Outside of the mounting bracket, what you see here with the H90 is pretty much what you get. The H90 and H110 are barebones packages that are uncharacteristically devoid of any of the care and polish you typically expect with Corsair kit. Beyond that, using a different fan doesn't really make up for the fact that the Asetek 140mm radiator is a bit of a dud. Corsair really should've included two fans to differentiate themselves from the NZXT Kraken X40; as it stands, NZXT's package offers more features and better connectivity at the exact same price, making the H90 a non-starter.
The Corsair H110
If the lack of trimmings on the H90 was essentially fatal, on the H110 it's at most crippling. Not including any allowances of any kind for the fact that the H110 has two PWM fans to run is borderline unacceptable, but the H110 does have at least two advantages against the NZXT Kraken X60: price and fan quality.
Build quality and performance are almost identical between the two products. The 280mm radiator does allow Corsair's fans to stretch their legs, though, and while at low speeds there's very little difference between the X60 and H110, at high speeds the H110 is able to produce comparable performance at lower noise levels.
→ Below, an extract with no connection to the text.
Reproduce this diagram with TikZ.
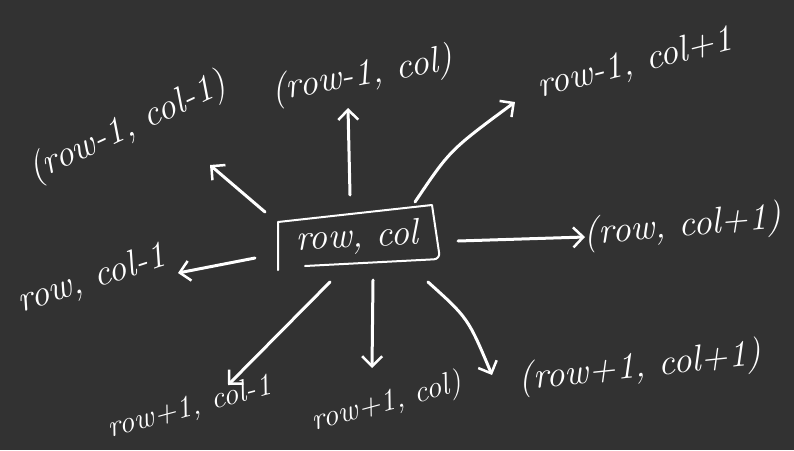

The fans NZXT uses on the X40 and X60 really only have two noise profiles: quiet at their lowest setting, and then unpleasantly loud at almost any other setting. Corsair's enjoy a more gradual ramp.
There's also the fact that despite its lackluster presentation (or maybe because of it), the H110 is ten bucks cheaper than the NZXT Kraken X60. If you're willing to make the sacrifices needed, the H110 at least makes a case for itself, and Corsair does offer a superior five year warranty on its products compared to the two year warranties on the Krakens.